The headquarters of this financial empire moved seasonally between the St. Regis in New York and the Hotel Meurice in Paris. The lobbies were perpetually crowded with “anonymous-looking businessmen with attaché cases”, waiting for a piece of the Dalí magic.
Out of hundreds of proposals, only a few dozen would reach fruition, such as the famous 1970 commercial where Dalí rolled his eyes and declared, “I am mad. I am completely mad… over Lanvin chocolates”. He was paid $10,000 for fifteen seconds of “madness”.
His negotiations were legendary for their theatricality. Dalí would “crétinise” those around him to maintain control. When a questioner at the Meurice asked why he provoked people, he replied that idiocy was the thing to cultivate. When asked why he told monstrous lies, he countered: “I am here to confuse and cloud the issue, you to put matters straight”.

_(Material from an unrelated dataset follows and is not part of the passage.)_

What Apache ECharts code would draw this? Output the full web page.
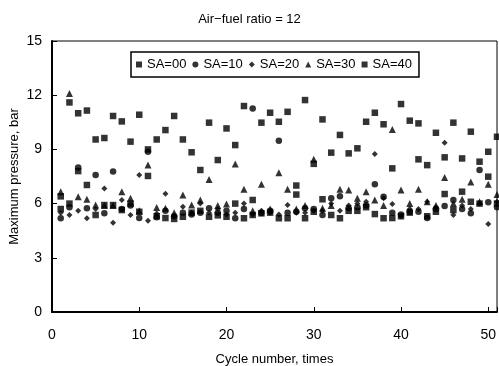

At the center of this whirlwind was Gala, the “axis upon which the Dalinian world rotated”. She was the gatekeeper, the negotiator, and the pragmatic enforcer.
While Dalí played the “mad genius”, Gala was the one who asked the hard questions. To the filmmakers wanting to capture Dalí’s entrance with a baby panther, her response was a cold lesson in economics: “Do you know what a good steak costs?”
Gala was often perceived as “mean” or “boorish” by the entourage of starlets, hippies, and models that surrounded them, but her role was essential. She was the one who turned back presents she deemed insufficient and ensured that even the most prestigious dealers remained “on their toes”. Yet, beneath the professional ruthlessness, the bond was absolute. They remained “mon petit” and “ma petite” to each other until the end.
The success of Avida Dollars was fueled by a symbiotic relationship with the media. Reporters needed his outrages for headlines, and Dalí needed the headlines to feed the “circular progression” of his fame.